Released on MCA records in 1984, the soundtrack brought the Circle Jerks, Black Flag, and The Plugz to middle America in a way that the film wasn't allowed by Universal, at least not initially.
From cult to cult classic

By the time Cox finished Repo Man it had a different ending than the one agreed on by Universal Pictures and was over budget and behind schedule. The original regime at the studio was long gone and replaced by a new group of suits who didn't know what to do with the film that was dropped in their lap. They were contractually obligated to release the film in theaters but they didn't have to promote it. Cox wrote about his genre hopping film getting dumped on his website:
It is, we quickly discovered, the primary task of a new boss to make an old boss look bad, and so as much of Rehme's product as possible was quickly junked. That which was already made, or almost complete - Repo Man and Rumblefish, for instance - was swiftly consigned to the Chute of No Return.
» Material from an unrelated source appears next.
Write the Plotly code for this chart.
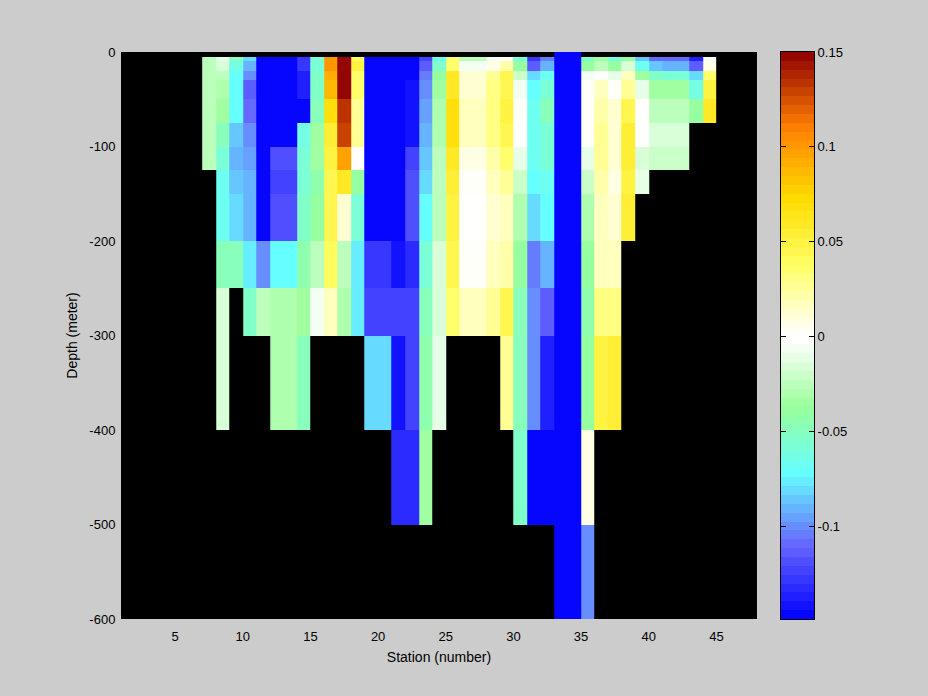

In its initial theatrical run the film made $129,000 before it drifted out of theaters and nearly out of the public consciousness. Repo Man may have completely disappeared if it weren't for its soundtrack. MCA sold 50,000 copies of the compilation with pretty much zero advertising and rightly felt that if Universal put some muscle behind the film they'd sell more copies. The record company pressured Universal to re-release the film and it eventually brought in $4 million at the box office, turning Repo Man in a legitimate hit. When the film made it to video it made even more cash on rentals.
Neither the film or the soundtrack is a relaxing experience but not everyone is looking for something easy. Fueled by Cold War anxiety and post-graduate nihilism, Repo Man remains an aggressive introduction the LA punk scene and low budget filmmaking, albeit with the backing of Universal Pictures and a member of one of the most beloved boy bands of all time.